### [Dataset content]
++++
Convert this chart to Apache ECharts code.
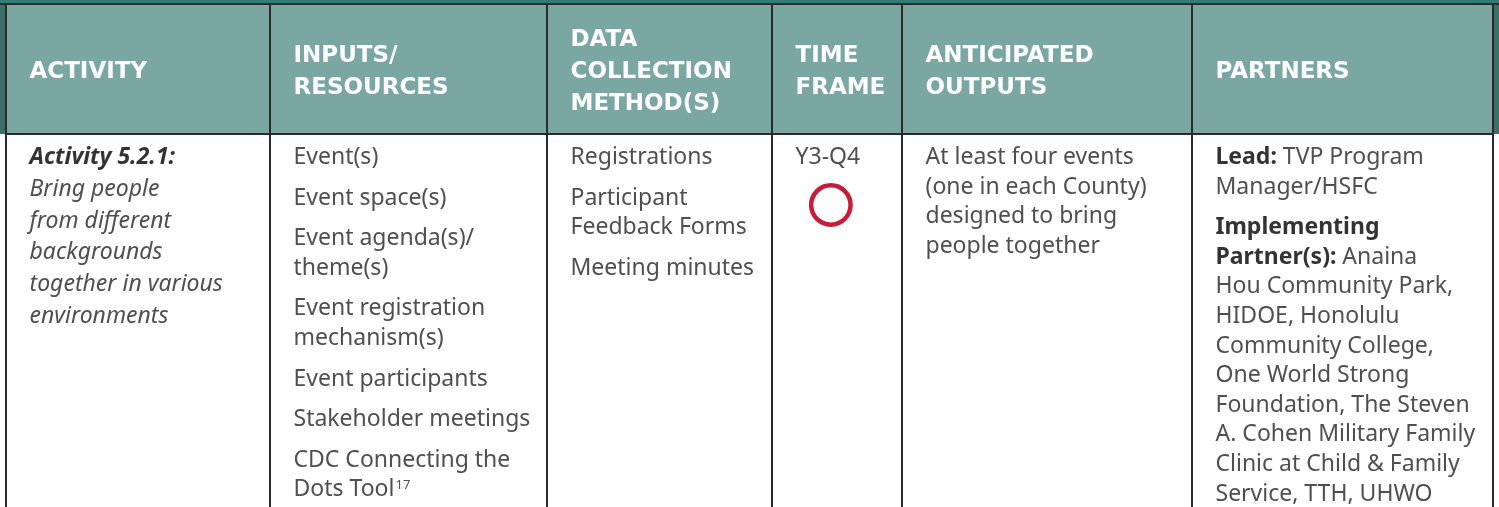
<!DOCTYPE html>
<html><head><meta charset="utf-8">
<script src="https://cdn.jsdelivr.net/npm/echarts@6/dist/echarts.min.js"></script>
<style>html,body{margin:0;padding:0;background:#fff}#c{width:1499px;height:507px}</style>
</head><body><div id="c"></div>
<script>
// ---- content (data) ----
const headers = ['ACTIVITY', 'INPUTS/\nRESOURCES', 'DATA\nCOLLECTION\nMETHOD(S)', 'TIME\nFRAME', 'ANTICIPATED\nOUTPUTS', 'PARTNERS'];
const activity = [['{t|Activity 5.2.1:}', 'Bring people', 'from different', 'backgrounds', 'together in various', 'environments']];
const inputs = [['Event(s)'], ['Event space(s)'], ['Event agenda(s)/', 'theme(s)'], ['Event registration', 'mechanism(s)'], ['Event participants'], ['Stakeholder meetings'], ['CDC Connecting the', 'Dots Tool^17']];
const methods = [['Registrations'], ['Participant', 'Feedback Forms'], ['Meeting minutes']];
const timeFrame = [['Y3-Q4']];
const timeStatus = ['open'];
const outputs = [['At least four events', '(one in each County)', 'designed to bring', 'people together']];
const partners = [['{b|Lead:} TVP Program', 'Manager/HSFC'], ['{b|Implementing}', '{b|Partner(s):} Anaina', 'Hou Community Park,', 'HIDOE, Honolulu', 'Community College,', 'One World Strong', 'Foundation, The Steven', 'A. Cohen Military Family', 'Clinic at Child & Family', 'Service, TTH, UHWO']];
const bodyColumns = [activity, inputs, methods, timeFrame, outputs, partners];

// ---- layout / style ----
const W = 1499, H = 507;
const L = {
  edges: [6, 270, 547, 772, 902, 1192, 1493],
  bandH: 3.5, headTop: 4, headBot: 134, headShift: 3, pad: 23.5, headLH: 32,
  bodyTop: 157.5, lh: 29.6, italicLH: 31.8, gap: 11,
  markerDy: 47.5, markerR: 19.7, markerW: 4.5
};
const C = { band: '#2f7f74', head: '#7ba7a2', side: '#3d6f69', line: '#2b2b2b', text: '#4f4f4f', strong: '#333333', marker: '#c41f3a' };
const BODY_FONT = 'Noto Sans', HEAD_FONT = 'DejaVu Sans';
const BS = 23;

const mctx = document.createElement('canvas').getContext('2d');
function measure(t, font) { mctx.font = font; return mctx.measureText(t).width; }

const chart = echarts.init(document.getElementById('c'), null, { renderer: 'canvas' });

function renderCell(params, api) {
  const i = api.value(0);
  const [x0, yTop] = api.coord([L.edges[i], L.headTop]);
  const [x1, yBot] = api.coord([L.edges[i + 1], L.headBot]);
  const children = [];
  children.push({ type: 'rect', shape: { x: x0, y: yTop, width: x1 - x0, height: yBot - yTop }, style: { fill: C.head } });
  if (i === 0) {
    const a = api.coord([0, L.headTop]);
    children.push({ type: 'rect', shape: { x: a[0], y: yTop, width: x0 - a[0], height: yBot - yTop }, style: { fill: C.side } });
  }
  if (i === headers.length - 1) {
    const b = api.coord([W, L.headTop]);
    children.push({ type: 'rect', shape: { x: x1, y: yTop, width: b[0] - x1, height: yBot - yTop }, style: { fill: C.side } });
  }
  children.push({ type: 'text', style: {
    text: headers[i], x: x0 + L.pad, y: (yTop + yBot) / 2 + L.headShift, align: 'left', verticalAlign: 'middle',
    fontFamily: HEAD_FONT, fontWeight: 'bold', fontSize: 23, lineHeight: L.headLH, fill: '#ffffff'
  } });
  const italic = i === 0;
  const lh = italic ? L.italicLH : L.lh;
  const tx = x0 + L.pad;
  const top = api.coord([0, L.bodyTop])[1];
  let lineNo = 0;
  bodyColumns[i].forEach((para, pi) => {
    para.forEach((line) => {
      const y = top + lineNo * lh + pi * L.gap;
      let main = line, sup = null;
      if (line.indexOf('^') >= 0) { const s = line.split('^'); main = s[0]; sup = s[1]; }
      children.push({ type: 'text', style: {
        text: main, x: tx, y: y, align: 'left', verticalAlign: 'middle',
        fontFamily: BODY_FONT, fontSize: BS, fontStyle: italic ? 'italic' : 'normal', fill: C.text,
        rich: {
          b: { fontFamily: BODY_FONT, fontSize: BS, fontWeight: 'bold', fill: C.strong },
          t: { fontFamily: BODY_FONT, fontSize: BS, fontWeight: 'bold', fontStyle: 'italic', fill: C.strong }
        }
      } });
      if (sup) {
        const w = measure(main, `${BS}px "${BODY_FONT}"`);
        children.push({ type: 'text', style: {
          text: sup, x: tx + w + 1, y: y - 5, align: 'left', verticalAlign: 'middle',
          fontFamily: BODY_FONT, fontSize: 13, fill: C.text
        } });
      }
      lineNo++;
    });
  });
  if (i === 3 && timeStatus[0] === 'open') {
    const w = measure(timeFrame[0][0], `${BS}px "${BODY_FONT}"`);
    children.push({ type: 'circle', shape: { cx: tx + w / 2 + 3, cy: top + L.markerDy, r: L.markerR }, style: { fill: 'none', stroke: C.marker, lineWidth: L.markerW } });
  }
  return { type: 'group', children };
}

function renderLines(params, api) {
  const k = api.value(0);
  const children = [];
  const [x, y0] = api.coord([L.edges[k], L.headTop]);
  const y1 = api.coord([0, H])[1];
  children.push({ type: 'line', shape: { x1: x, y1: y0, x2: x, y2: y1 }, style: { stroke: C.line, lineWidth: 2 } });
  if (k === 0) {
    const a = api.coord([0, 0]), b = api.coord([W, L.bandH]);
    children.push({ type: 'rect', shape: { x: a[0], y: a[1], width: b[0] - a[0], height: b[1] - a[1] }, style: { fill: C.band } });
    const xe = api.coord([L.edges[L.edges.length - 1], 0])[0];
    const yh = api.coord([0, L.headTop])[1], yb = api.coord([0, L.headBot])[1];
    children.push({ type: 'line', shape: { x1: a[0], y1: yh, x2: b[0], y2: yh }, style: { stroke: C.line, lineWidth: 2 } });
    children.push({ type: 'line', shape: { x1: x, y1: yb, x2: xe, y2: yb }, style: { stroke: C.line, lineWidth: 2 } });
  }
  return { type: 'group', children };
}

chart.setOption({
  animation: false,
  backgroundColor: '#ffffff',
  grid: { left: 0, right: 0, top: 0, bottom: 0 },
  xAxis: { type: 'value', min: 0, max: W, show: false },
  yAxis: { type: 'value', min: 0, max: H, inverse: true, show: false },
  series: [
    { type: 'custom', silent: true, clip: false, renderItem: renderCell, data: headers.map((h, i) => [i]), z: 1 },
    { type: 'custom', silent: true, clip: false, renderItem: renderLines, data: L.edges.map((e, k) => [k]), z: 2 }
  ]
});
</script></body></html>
++++
### [Task directions]
Omit pictures; set down the rest of the material word for word.

### [Result]
Convert this chart to Apache ECharts code.
<!DOCTYPE html>
<html><head><meta charset="utf-8">
<script src="https://cdn.jsdelivr.net/npm/echarts@6/dist/echarts.min.js"></script>
<style>html,body{margin:0;padding:0;background:#fff}#c{width:1499px;height:507px}</style>
</head><body><div id="c"></div>
<script>
// ---- content (data) ----
const headers = ['ACTIVITY', 'INPUTS/\nRESOURCES', 'DATA\nCOLLECTION\nMETHOD(S)', 'TIME\nFRAME', 'ANTICIPATED\nOUTPUTS', 'PARTNERS'];
const activity = [['{t|Activity 5.2.1:}', 'Bring people', 'from different', 'backgrounds', 'together in various', 'environments']];
const inputs = [['Event(s)'], ['Event space(s)'], ['Event agenda(s)/', 'theme(s)'], ['Event registration', 'mechanism(s)'], ['Event participants'], ['Stakeholder meetings'], ['CDC Connecting the', 'Dots Tool^17']];
const methods = [['Registrations'], ['Participant', 'Feedback Forms'], ['Meeting minutes']];
const timeFrame = [['Y3-Q4']];
const timeStatus = ['open'];
const outputs = [['At least four events', '(one in each County)', 'designed to bring', 'people together']];
const partners = [['{b|Lead:} TVP Program', 'Manager/HSFC'], ['{b|Implementing}', '{b|Partner(s):} Anaina', 'Hou Community Park,', 'HIDOE, Honolulu', 'Community College,', 'One World Strong', 'Foundation, The Steven', 'A. Cohen Military Family', 'Clinic at Child & Family', 'Service, TTH, UHWO']];
const bodyColumns = [activity, inputs, methods, timeFrame, outputs, partners];

// ---- layout / style ----
const W = 1499, H = 507;
const L = {
  edges: [6, 270, 547, 772, 902, 1192, 1493],
  bandH: 3.5, headTop: 4, headBot: 134, headShift: 3, pad: 23.5, headLH: 32,
  bodyTop: 157.5, lh: 29.6, italicLH: 31.8, gap: 11,
  markerDy: 47.5, markerR: 19.7, markerW: 4.5
};
const C = { band: '#2f7f74', head: '#7ba7a2', side: '#3d6f69', line: '#2b2b2b', text: '#4f4f4f', strong: '#333333', marker: '#c41f3a' };
const BODY_FONT = 'Noto Sans', HEAD_FONT = 'DejaVu Sans';
const BS = 23;

const mctx = document.createElement('canvas').getContext('2d');
function measure(t, font) { mctx.font = font; return mctx.measureText(t).width; }

const chart = echarts.init(document.getElementById('c'), null, { renderer: 'canvas' });

function renderCell(params, api) {
  const i = api.value(0);
  const [x0, yTop] = api.coord([L.edges[i], L.headTop]);
  const [x1, yBot] = api.coord([L.edges[i + 1], L.headBot]);
  const children = [];
  children.push({ type: 'rect', shape: { x: x0, y: yTop, width: x1 - x0, height: yBot - yTop }, style: { fill: C.head } });
  if (i === 0) {
    const a = api.coord([0, L.headTop]);
    children.push({ type: 'rect', shape: { x: a[0], y: yTop, width: x0 - a[0], height: yBot - yTop }, style: { fill: C.side } });
  }
  if (i === headers.length - 1) {
    const b = api.coord([W, L.headTop]);
    children.push({ type: 'rect', shape: { x: x1, y: yTop, width: b[0] - x1, height: yBot - yTop }, style: { fill: C.side } });
  }
  children.push({ type: 'text', style: {
    text: headers[i], x: x0 + L.pad, y: (yTop + yBot) / 2 + L.headShift, align: 'left', verticalAlign: 'middle',
    fontFamily: HEAD_FONT, fontWeight: 'bold', fontSize: 23, lineHeight: L.headLH, fill: '#ffffff'
  } });
  const italic = i === 0;
  const lh = italic ? L.italicLH : L.lh;
  const tx = x0 + L.pad;
  const top = api.coord([0, L.bodyTop])[1];
  let lineNo = 0;
  bodyColumns[i].forEach((para, pi) => {
    para.forEach((line) => {
      const y = top + lineNo * lh + pi * L.gap;
      let main = line, sup = null;
      if (line.indexOf('^') >= 0) { const s = line.split('^'); main = s[0]; sup = s[1]; }
      children.push({ type: 'text', style: {
        text: main, x: tx, y: y, align: 'left', verticalAlign: 'middle',
        fontFamily: BODY_FONT, fontSize: BS, fontStyle: italic ? 'italic' : 'normal', fill: C.text,
        rich: {
          b: { fontFamily: BODY_FONT, fontSize: BS, fontWeight: 'bold', fill: C.strong },
          t: { fontFamily: BODY_FONT, fontSize: BS, fontWeight: 'bold', fontStyle: 'italic', fill: C.strong }
        }
      } });
      if (sup) {
        const w = measure(main, `${BS}px "${BODY_FONT}"`);
        children.push({ type: 'text', style: {
          text: sup, x: tx + w + 1, y: y - 5, align: 'left', verticalAlign: 'middle',
          fontFamily: BODY_FONT, fontSize: 13, fill: C.text
        } });
      }
      lineNo++;
    });
  });
  if (i === 3 && timeStatus[0] === 'open') {
    const w = measure(timeFrame[0][0], `${BS}px "${BODY_FONT}"`);
    children.push({ type: 'circle', shape: { cx: tx + w / 2 + 3, cy: top + L.markerDy, r: L.markerR }, style: { fill: 'none', stroke: C.marker, lineWidth: L.markerW } });
  }
  return { type: 'group', children };
}

function renderLines(params, api) {
  const k = api.value(0);
  const children = [];
  const [x, y0] = api.coord([L.edges[k], L.headTop]);
  const y1 = api.coord([0, H])[1];
  children.push({ type: 'line', shape: { x1: x, y1: y0, x2: x, y2: y1 }, style: { stroke: C.line, lineWidth: 2 } });
  if (k === 0) {
    const a = api.coord([0, 0]), b = api.coord([W, L.bandH]);
    children.push({ type: 'rect', shape: { x: a[0], y: a[1], width: b[0] - a[0], height: b[1] - a[1] }, style: { fill: C.band } });
    const xe = api.coord([L.edges[L.edges.length - 1], 0])[0];
    const yh = api.coord([0, L.headTop])[1], yb = api.coord([0, L.headBot])[1];
    children.push({ type: 'line', shape: { x1: a[0], y1: yh, x2: b[0], y2: yh }, style: { stroke: C.line, lineWidth: 2 } });
    children.push({ type: 'line', shape: { x1: x, y1: yb, x2: xe, y2: yb }, style: { stroke: C.line, lineWidth: 2 } });
  }
  return { type: 'group', children };
}

chart.setOption({
  animation: false,
  backgroundColor: '#ffffff',
  grid: { left: 0, right: 0, top: 0, bottom: 0 },
  xAxis: { type: 'value', min: 0, max: W, show: false },
  yAxis: { type: 'value', min: 0, max: H, inverse: true, show: false },
  series: [
    { type: 'custom', silent: true, clip: false, renderItem: renderCell, data: headers.map((h, i) => [i]), z: 1 },
    { type: 'custom', silent: true, clip: false, renderItem: renderLines, data: L.edges.map((e, k) => [k]), z: 2 }
  ]
});
</script></body></html>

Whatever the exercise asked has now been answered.